The Social Security Administration offers multiple calculators designed to help you estimate your benefit:

  1. Quick Calculator: Gives a rough estimate based on your date of birth and assumed earnings.
  2. Online (or “AnyPIA”) Calculator: Requires you to input your actual earnings history for each year. It delivers a more precise estimate.
  3. Detailed Calculator (2025.2 version): A downloadable program that includes more projection assumptions, wage indexing, and special rules (e.g., for the Social Security Fairness Act).

Each has trade-offs: Quick is fast but rough, Online is more detailed, and Detailed is most robust but more complex to use.

How does SSA compute a Social Security payout in 2025?

Here is a simplified breakdown of how your benefit is calculated:

  1. Aggregate your yearly earnings and index them
    SSA looks at your covered earnings (the wages on which you paid Social Security tax) and adjusts past earnings to account for changes in average wages over time.
  2. Select your highest 35 years of indexed earnings
    If you have fewer than 35 years of work, zeros are included for missing years.
  3. Compute your Average Indexed Monthly Earnings (AIME)
    SSA totals those 35 years (or fewer) and divides by the number of months (420 months) to get your average monthly earnings.
  4. Apply bend points to get your Primary Insurance Amount (PIA)
    The PIA is the base monthly benefit you receive if you claim at full retirement age. In 2025, the bend points are adjusted. SSA uses portions of your AIME up to each “bend point,” multiplied by fixed percentages.
  5. Adjust for claiming age
    If you claim before full retirement age, your benefit is reduced (permanent reduction). If you delay claiming after full retirement age (up to age 70), your benefit increases via delayed retirement credits.
  6. Apply cost-of-living adjustments (COLA) going forward
    Your benefit may be increased annually with inflation, as announced by SSA.

Because of these steps, the figure you see from a calculator is an estimate, not a guarantee.

What are the 2025 wage ceiling and contribution limits that affect my payout?

In 2025, the maximum earnings subject to Social Security taxes (the “taxable maximum”) is $176,100. Earnings above that do not increase your benefit.

Also, as you accumulate credits, in 2025 you earn one credit for each $1,810 in wages, up to four credits per year.

Because earnings above the maximum do not count, very high incomes see a cap effect: increasing income above that ceiling no longer boosts your Social Security benefit.

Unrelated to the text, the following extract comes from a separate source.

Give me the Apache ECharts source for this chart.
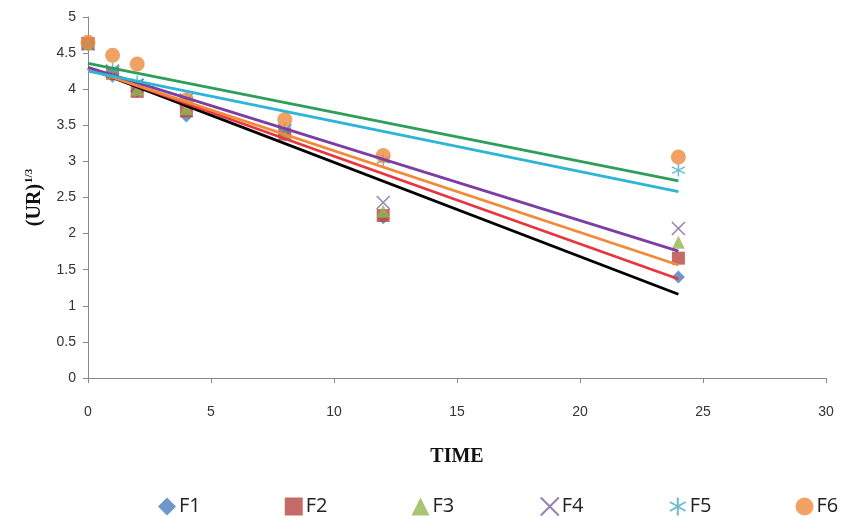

How does claiming age affect my monthly payout estimate?

Your age of claiming can cause large differences:

  1. Claiming earlier than full retirement age: SSA reduces your benefit. For example, if your full retirement age is 67 but you claim at 62, your benefit might be reduced by as much as 30 %.
  2. Claiming at full retirement age: You receive the PIA (the base amount) without reductions or increases.
  3. Delaying past full retirement age (up to 70): You earn delayed retirement credits. Each month you delay increases your benefit (for many birth cohorts ~0.6667 % per month) until you reach age 70.

Because of this, your estimated monthly check can vary widely depending on when you start benefits.

How accurate are benefit calculators and what limits should I expect?

No calculator can guarantee 100 % accuracy, because actual benefits depend on your full earnings record, changes in future law, wage growth, and inflation. 

SSA emphasizes that its own calculators are “estimates”, not guarantees.

As an illustration, SSA provides examples for benefit computations in 2025 to show how AIME and PIA are applied.

In public tools, some sites mention a “maximum Social Security benefit.” 

For example, a bank’s social security calculator page cites a projected maximum monthly benefit (for those retiring in 2025) of $4,018 per month for someone retiring at the highest income and waiting until age 70.

But that is a rough estimate under ideal conditions; actual max benefits depend on your earnings history and claim age.

How can I get my personalized estimate and monitor changes over time?

To get your best estimate:

  1. Create and use your My Social Security account. It links directly to your recorded earnings and provides personalized estimates.
  2. Use the Online Calculator (or AnyPIA) with your actual earnings record. That gives a more precise estimate than the Quick Calculator.
  3. Consider using the Detailed Calculator (version 2025.2) for advanced projections and to factor in legislative changes.
  4. Regularly review your Social Security Statement and correct any errors in your earnings record. Mistakes in your record can reduce your computed benefit.
  5. As you approach retirement, run multiple “what if” projections with different ages of claiming to see how your benefit changes.